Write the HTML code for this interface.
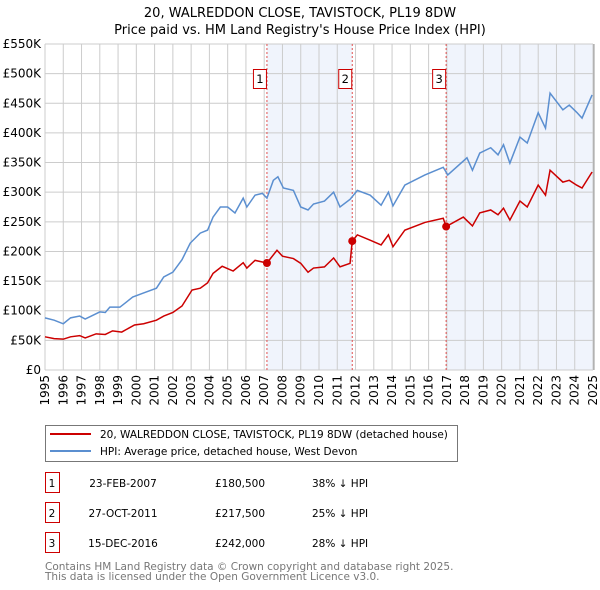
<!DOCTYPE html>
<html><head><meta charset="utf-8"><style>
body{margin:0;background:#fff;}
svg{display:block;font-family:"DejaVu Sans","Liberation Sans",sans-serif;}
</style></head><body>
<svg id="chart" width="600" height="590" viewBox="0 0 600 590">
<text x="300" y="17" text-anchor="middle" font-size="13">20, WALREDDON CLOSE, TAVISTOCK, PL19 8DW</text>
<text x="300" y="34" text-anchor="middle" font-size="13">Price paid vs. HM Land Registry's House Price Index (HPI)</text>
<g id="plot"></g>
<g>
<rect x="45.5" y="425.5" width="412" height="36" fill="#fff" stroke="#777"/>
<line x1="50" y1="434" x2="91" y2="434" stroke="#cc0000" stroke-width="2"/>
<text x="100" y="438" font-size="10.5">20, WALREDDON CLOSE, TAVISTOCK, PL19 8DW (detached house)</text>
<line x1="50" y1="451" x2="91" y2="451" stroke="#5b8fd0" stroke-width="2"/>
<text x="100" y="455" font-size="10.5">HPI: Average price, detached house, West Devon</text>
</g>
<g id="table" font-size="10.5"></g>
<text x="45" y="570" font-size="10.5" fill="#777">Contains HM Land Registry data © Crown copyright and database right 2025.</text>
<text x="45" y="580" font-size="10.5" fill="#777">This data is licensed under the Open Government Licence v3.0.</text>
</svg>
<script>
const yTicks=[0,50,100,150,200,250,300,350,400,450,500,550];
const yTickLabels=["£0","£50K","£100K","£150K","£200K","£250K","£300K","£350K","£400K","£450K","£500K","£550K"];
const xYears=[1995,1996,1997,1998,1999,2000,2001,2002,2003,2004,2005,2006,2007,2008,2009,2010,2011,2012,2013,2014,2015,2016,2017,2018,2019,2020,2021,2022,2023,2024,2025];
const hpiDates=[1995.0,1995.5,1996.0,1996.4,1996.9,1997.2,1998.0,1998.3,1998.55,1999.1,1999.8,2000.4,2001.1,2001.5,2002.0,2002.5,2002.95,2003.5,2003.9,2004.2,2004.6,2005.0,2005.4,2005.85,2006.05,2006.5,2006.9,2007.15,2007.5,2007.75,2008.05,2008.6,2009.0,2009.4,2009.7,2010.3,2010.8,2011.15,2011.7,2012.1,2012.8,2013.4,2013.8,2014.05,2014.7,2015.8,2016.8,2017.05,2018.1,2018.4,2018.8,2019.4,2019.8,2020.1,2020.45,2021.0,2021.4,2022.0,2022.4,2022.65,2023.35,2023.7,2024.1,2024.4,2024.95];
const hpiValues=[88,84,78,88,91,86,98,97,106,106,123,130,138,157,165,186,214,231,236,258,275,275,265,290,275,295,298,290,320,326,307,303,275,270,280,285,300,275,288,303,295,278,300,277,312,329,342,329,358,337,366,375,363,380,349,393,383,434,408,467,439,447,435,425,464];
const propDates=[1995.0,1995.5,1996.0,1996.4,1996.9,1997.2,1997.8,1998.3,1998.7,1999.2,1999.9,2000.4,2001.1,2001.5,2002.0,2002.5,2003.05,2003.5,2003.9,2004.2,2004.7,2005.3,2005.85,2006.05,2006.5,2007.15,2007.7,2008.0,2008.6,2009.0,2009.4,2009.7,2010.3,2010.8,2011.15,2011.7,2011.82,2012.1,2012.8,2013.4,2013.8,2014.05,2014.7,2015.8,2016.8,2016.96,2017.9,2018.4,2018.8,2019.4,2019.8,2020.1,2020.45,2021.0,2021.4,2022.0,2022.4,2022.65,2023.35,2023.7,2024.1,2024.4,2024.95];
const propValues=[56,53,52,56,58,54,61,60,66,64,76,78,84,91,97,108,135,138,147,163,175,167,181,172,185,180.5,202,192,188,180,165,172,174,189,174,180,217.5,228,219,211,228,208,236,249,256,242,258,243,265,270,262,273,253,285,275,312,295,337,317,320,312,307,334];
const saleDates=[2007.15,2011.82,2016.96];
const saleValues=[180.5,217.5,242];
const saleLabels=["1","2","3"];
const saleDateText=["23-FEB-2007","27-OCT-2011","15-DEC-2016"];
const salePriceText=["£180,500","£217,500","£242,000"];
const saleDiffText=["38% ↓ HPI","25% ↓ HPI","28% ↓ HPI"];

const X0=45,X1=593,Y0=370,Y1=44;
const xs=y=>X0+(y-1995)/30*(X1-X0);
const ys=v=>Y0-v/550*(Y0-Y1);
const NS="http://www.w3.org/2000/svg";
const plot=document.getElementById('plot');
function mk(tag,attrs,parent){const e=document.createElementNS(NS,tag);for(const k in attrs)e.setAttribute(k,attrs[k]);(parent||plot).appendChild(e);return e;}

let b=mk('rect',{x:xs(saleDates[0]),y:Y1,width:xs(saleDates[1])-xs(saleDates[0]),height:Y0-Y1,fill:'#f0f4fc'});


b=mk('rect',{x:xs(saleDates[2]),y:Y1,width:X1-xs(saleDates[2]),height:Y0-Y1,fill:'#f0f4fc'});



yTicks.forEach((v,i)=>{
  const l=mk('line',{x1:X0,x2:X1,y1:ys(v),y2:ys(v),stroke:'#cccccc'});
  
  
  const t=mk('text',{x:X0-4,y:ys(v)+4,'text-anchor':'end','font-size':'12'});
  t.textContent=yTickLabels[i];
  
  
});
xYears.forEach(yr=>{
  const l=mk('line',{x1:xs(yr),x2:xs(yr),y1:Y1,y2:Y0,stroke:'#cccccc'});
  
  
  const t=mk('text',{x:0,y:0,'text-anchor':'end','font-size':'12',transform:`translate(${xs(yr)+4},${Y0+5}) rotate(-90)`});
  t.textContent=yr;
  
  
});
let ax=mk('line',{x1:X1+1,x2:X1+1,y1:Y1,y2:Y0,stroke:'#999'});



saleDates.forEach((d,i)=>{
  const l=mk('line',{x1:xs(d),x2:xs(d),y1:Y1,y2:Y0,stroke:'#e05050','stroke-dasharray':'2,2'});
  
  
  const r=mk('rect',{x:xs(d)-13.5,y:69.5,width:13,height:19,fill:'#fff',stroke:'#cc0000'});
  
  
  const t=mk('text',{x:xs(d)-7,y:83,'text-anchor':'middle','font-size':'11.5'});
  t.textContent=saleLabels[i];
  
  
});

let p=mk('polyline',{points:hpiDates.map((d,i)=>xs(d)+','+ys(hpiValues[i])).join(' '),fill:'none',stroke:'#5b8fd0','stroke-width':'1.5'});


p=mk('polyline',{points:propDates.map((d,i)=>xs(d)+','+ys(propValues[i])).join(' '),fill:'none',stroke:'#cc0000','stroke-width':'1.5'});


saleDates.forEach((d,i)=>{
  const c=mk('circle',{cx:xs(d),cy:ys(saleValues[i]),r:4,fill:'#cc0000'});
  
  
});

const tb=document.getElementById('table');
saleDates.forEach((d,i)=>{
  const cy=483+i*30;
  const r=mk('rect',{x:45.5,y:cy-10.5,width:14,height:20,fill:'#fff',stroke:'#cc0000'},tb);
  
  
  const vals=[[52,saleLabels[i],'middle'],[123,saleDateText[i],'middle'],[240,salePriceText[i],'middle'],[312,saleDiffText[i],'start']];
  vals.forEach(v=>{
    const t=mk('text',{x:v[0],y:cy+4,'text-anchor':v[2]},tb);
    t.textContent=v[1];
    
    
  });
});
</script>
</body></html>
--
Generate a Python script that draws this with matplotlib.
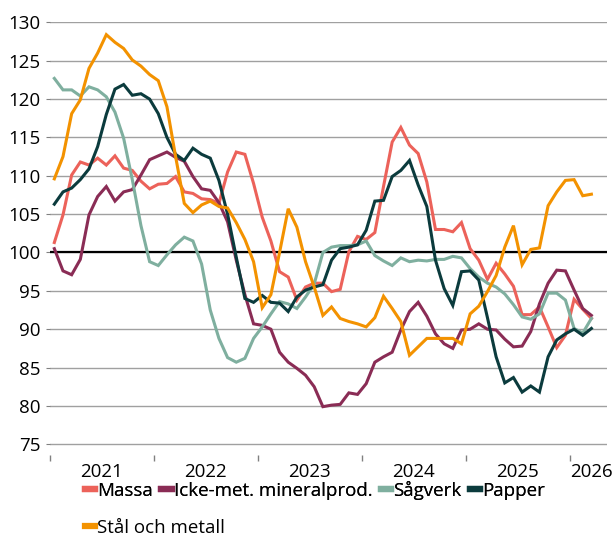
---
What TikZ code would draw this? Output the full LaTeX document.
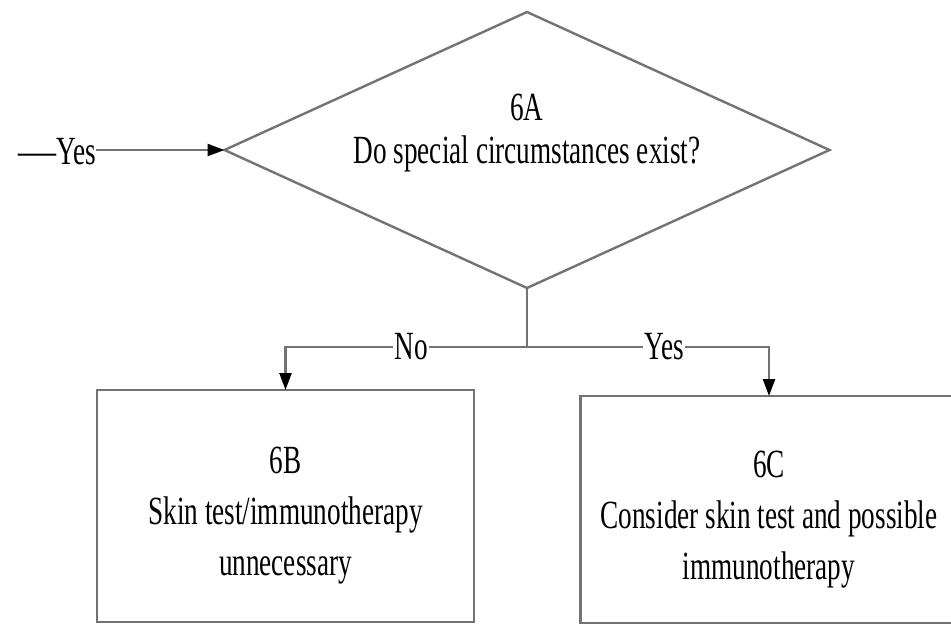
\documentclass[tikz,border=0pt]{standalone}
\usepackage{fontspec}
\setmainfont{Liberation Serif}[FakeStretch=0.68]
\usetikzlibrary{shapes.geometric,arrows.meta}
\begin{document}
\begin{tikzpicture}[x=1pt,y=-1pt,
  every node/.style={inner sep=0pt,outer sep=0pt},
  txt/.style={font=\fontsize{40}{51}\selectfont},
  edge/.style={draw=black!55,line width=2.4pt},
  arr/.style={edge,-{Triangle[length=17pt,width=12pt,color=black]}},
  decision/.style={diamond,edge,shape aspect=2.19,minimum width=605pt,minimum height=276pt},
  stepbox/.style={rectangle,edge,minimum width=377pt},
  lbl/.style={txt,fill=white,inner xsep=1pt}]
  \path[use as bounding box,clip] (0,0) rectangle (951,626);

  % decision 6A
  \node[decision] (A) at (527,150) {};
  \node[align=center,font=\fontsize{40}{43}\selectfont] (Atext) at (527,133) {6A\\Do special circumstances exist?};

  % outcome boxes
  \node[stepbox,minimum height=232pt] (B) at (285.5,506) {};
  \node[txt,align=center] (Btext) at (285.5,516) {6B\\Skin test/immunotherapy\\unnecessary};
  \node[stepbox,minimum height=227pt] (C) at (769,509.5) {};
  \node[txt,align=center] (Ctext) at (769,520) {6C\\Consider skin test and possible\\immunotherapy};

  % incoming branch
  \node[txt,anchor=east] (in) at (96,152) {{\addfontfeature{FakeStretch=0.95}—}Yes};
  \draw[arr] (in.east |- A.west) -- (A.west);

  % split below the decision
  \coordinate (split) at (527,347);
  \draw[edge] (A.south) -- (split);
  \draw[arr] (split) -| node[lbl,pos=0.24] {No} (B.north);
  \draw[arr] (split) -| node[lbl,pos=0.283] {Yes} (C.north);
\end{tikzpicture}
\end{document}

**Exercise**
Search the entries for the word "code" and copy every line that has it.

**Solution to this task**
Write the HTML code for this interface.
What TikZ code would draw this? Output the full LaTeX document.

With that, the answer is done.